The second scene, set in the Volksgarten, shows Schuster's daughters Anna and Olga, together with their uncle Professor Robert Schuster, the dead man's frail brother, on their laborious walk back from the cemetery. A focus of their conversation is Neo-Nazism in Austria. Anna sums up her fears: “there are more Nazis in Vienna now / than in thirty-eight [...] I am amongst many Nazis / they just wait for the signal / to openly move against us [...] In Austria you have to be either a Catholic / or a National Socialist / nothing else will be tolerated / everything else will be annihilated”. Anna's tirade is first countered by Robert who calls her parents – and, by implication, herself – paranoid. But in short order he concedes: “the Viennese are Jew haters / and they will be Jew haters / in all eternity”. Robert, now fired up, launches a passionate diatribe against Austria, the socialists and Austrian anti-Semitism:
They would like best
when they are honest
just like fifty years ago
to put us into the gas chamber
that's a part of their nature
I am not mistaken
if they could
they would today without any ado
do away with us
In the third scene, back in the apartment and around the dinner table, Robert, Anna and Olga are joined by the Liebigs and Herr Landauer. Later, the widow Schuster and her son Lukas arrive. Robert – he appears to be as grotesquely miserly, misanthropic and paranoid as his late brother – bludgeons the group with his tirades about Vienna (“there is a mass murderer in every Viennese”), his apocalyptic predictions of a new National Socialist reign in Austria and the impending doom for Austrian Jews (“for people like us the cemetery has always been the last refuge”). Hyperbole and repetition are used to create ironic distance and, perhaps, some slight comical relief from Robert's frantic perorations. But Robert's speech turns back on himself and on his Jewishness: when he lashes out against Austrians and their anti-Semitism, he disturbingly reveals himself as an Austrian and as a participant in this malignant discourse on otherness that describes the “other” as a negative counter-image of the self. In the end, Robert articulates little meaning of Jewishness beyond its victimization by rampant anti-Semitism. During the meal, Hedwig Schuster (and with her the audience, but not the other characters) hears the masses shouting from nearby Heldenplatz: a slow crescendo increasing in volume every time until, at the very end of the play, it becomes intolerably loud. Mrs. Schuster collapses face first onto the table. For a moment at least, it is 1938 once more, and Hitler has come to Vienna. This mise-en-scène of a paranoid nightmare come true, when the immediate future erupts with the clamor of a dreadful déjà vu, provides a magnificent ending for an otherwise rather mediocre play. After the curtain falls, the audience, at long last fully engaged with the play's dialectics, will certainly ponder the ending.

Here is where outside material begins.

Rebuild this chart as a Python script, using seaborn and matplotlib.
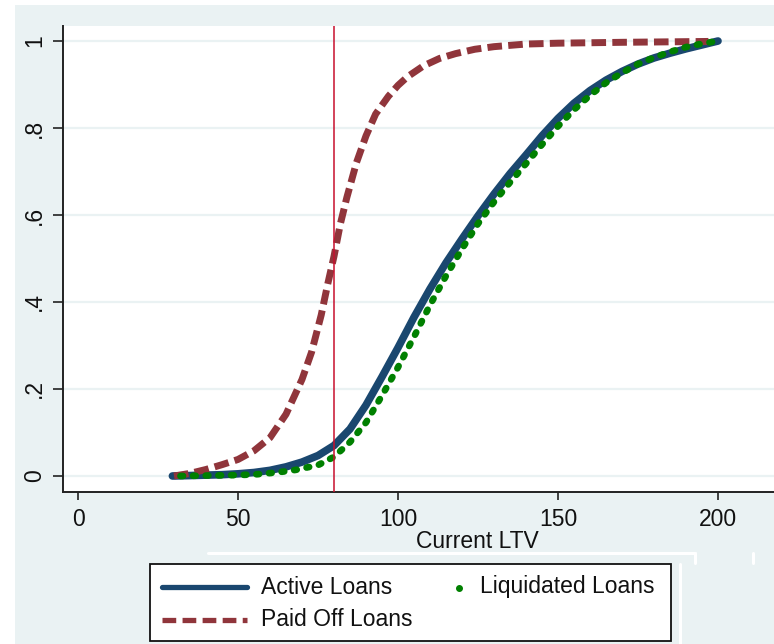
import numpy as np
import pandas as pd
import matplotlib
matplotlib.use("Agg")
import matplotlib.pyplot as plt
from matplotlib.patches import Rectangle
from matplotlib.lines import Line2D
import seaborn as sns

# CDF of current LTV
active_x = [29.5, 35, 40, 45, 50, 55, 60, 65, 70, 75, 80, 85, 90, 95, 100, 105, 110,
            115, 120, 125, 130, 135, 140, 145, 150, 155, 160, 165, 170, 175, 180, 185,
            190, 195, 200]
active_y = [0.0, 0.001, 0.002, 0.003, 0.005, 0.008, 0.013, 0.021, 0.032, 0.047, 0.07,
            0.108, 0.163, 0.228, 0.295, 0.365, 0.43, 0.49, 0.545, 0.598, 0.648, 0.695,
            0.738, 0.782, 0.822, 0.857, 0.886, 0.91, 0.93, 0.947, 0.961, 0.972, 0.982,
            0.991, 1.0]

paid_x = [30, 35, 40, 45, 50, 55, 60, 65, 70, 73, 76, 78, 80, 82, 84, 87, 90, 93, 97,
          100, 103, 108, 113, 118, 124, 130, 140, 150, 170, 197]
paid_y = [0.0, 0.006, 0.015, 0.026, 0.038, 0.058, 0.088, 0.142, 0.222, 0.285, 0.37,
          0.44, 0.505, 0.58, 0.64, 0.72, 0.782, 0.832, 0.873, 0.898, 0.918, 0.943,
          0.96, 0.971, 0.981, 0.987, 0.993, 0.995, 0.997, 0.999]

liq_x = [32, 40, 50, 56, 62, 68, 75, 80, 85, 90, 95, 100, 105, 110, 115, 120, 125, 130,
         135, 140, 145, 150, 155, 160, 165, 170, 175, 180, 185, 190, 195, 200]
liq_y = [0.0, 0.001, 0.002, 0.004, 0.008, 0.014, 0.025, 0.044, 0.078, 0.123, 0.185,
         0.25, 0.32, 0.393, 0.46, 0.522, 0.58, 0.63, 0.675, 0.718, 0.762, 0.804, 0.842,
         0.875, 0.904, 0.927, 0.947, 0.962, 0.975, 0.986, 0.994, 1.0]

xticks = [0, 50, 100, 150, 200]
yticks = [0, 0.2, 0.4, 0.6, 0.8, 1]
ylabels = ["0", ".2", ".4", ".6", ".8", "1"]
cutoff = 80

navy = "#1a476f"
maroon = "#90353b"
green = "#008000"
bg = "#eaf2f3"

sns.set_style("ticks")
plt.rcParams["font.family"] = ["Liberation Sans", "DejaVu Sans"]

W, H = 774, 644
fig = plt.figure(figsize=(W / 100, H / 100), dpi=100, facecolor="white")
fig.add_artist(Rectangle((15 / W, 0), 1 - 15 / W, 1 - 5 / H, transform=fig.transFigure,
                         facecolor=bg, edgecolor="none", zorder=-10))

ax = fig.add_axes([63 / W, 1 - 492 / H, 1 - 63 / W, (492 - 26) / H])
ax.set_facecolor("white")

sns.lineplot(x=active_x, y=active_y, ax=ax, color=navy, lw=5.5, sort=False,
             estimator=None, solid_capstyle="round", solid_joinstyle="round", zorder=3)
sns.lineplot(x=paid_x, y=paid_y, ax=ax, color=maroon, lw=5, sort=False, estimator=None,
             linestyle=(0, (2.1, 0.9)), zorder=4)
sns.lineplot(x=liq_x, y=liq_y, ax=ax, color=green, lw=4.8, sort=False, estimator=None,
             linestyle=(0, (0.4, 1.5)), dash_capstyle="round", zorder=5)
ax.axvline(cutoff, color="#c8102e", lw=1.1, zorder=6)

ax.set_xlim(-4.69, 217.5)
ax.set_ylim(-0.0368, 1.0345)
ax.set_xticks(xticks)
ax.set_xticklabels([str(v) for v in xticks])
ax.set_yticks(yticks)
ax.set_yticklabels(ylabels, rotation=90, va="center")
for y in yticks:
    ax.axhline(y, color=bg, lw=1.6, zorder=1)

ax.tick_params(axis="both", labelsize=16.5, colors="#111111", width=1.1)
ax.tick_params(axis="x", length=5.5, pad=6)
ax.tick_params(axis="y", length=7, pad=5)
for s in ["top", "right"]:
    ax.spines[s].set_visible(False)
for s in ["left", "bottom"]:
    ax.spines[s].set_color("#222222")
    ax.spines[s].set_linewidth(1.4)

ax.set_xlabel("Current LTV", fontsize=16.5, color="#111111")
ax.xaxis.set_label_coords((477 - 63) / (W - 63), -0.082)
ax.set_ylabel("")


# legend drawn by hand in pixel positions, like the Stata box
def fx(x):
    return x / W


def fy(y):
    return 1 - y / H


fig.add_artist(Rectangle((fx(150), fy(641)), (671 - 150) / W, (641 - 564) / H,
                         transform=fig.transFigure, facecolor="white",
                         edgecolor="#111111", lw=1.3, zorder=5))
fig.add_artist(Line2D([fx(162), fx(247)], [fy(587), fy(587)], color=navy, lw=3.8,
                      transform=fig.transFigure, zorder=6))
fig.add_artist(Line2D([fx(162), fx(247)], [fy(620), fy(620)], color=maroon, lw=3.8,
                      linestyle=(0, (2.6, 1.2)), transform=fig.transFigure, zorder=6))
fig.add_artist(Line2D([fx(459)], [fy(588)], color=green, marker="o", markersize=4,
                      linestyle="none", transform=fig.transFigure, zorder=6))
fig.text(fx(261), fy(587), "Active Loans", fontsize=16.5, va="center", ha="left",
         color="#111111", zorder=7)
fig.text(fx(480), fy(587), "Liquidated Loans", fontsize=16.5, va="center", ha="left",
         color="#111111", zorder=7)
fig.text(fx(261), fy(620), "Paid Off Loans", fontsize=16.5, va="center", ha="left",
         color="#111111", zorder=7)

# white leftovers round the legend area
for xs, ys in [([208, 695], [553, 553]), ([695, 695], [553, 563]),
               ([753, 753], [553, 563]), ([680, 680], [564, 644])]:
    fig.add_artist(Line2D([fx(v) for v in xs], [fy(v) for v in ys], color="white",
                          lw=2.2, transform=fig.transFigure, zorder=4))

fig.savefig("out.png", dpi=100)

As should be expected from Bernhard, the ending raises more questions than the text – or the audience – can possibly answer. Is it true that those decried as insane, as Cassandra of Troy, might possess the gift of prophecy? If so, Hedwig's (and the audience's) hearing the unbearable clamor indicates the very distinct possibility that history may indeed tragically repeat itself. In this case, the rantings of Anna and Robert are anything but paranoid. If, on the other hand, Bernhard's coup de théâtre is only a spoof, a final ironic twist to his play's resounding verdict on Austria (“a sewer without mind and culture / that spreads its pervasive stench in all of Europe”), the text will be read as a comedy, perhaps an insidious or even perfidious satire that hit its mark only too well and stirred the hornets' nest. One might ask: to what end? It is obvious that Bernhard's characters (re)enact – in a small ensemble and through their bizarre and monomaniacal parlando – strands of the public discourse outside the theater and thus (re)engage the (silent) audience from a different viewpoint in this discourse. Whether this “private” re-enactment of “public” conflict has a lasting effect on the audience, or whether it remains mere provocation and therefore an exercise in painful but futile Austrian self-flagellation, is difficult to determine. Critics tend to agree on the latter.
One disconcerting layer of the text remains. Tragic, comedic or satirical, the play is clearly a warning of the enduring and resilient forces of anti-Semitism in Austria. As is the hallmark of Bernhard's work, his characters in Heldenplatz are, once more, unpleasant and obnoxious. They are also, to a certain extent, tragic in their hopelessness, caught in a vicious circle of fear and despondency. But – as opposed to other Bernhard texts – these characters are Jewish and sadly incapable of defining themselves in their Jewishness by any other means than hateful response to victimization. They become entrapped by, assimilate and recycle the very language of intolerance, hatred and anti-Semitism they have learned to fear. As this language takes over, their Jewish identity is ultimately reduced to a cliché: the object of persecution. Thus they essentially re-affirm the “otherness” historically ascribed to them by the pernicious discourse of anti-Semitism. Surprisingly, studies on the play's reception have yet to focus on this aspect and on the inherent contradictory communicative strategies of the text. These could even – as Robert's tirade does when it adopts the voice of the “Jew haters” – turn against themselves and inadvertantly lend the play a subtle anti-Semitic flavor counteracting its intent. Only time and ongoing performance practice will tell.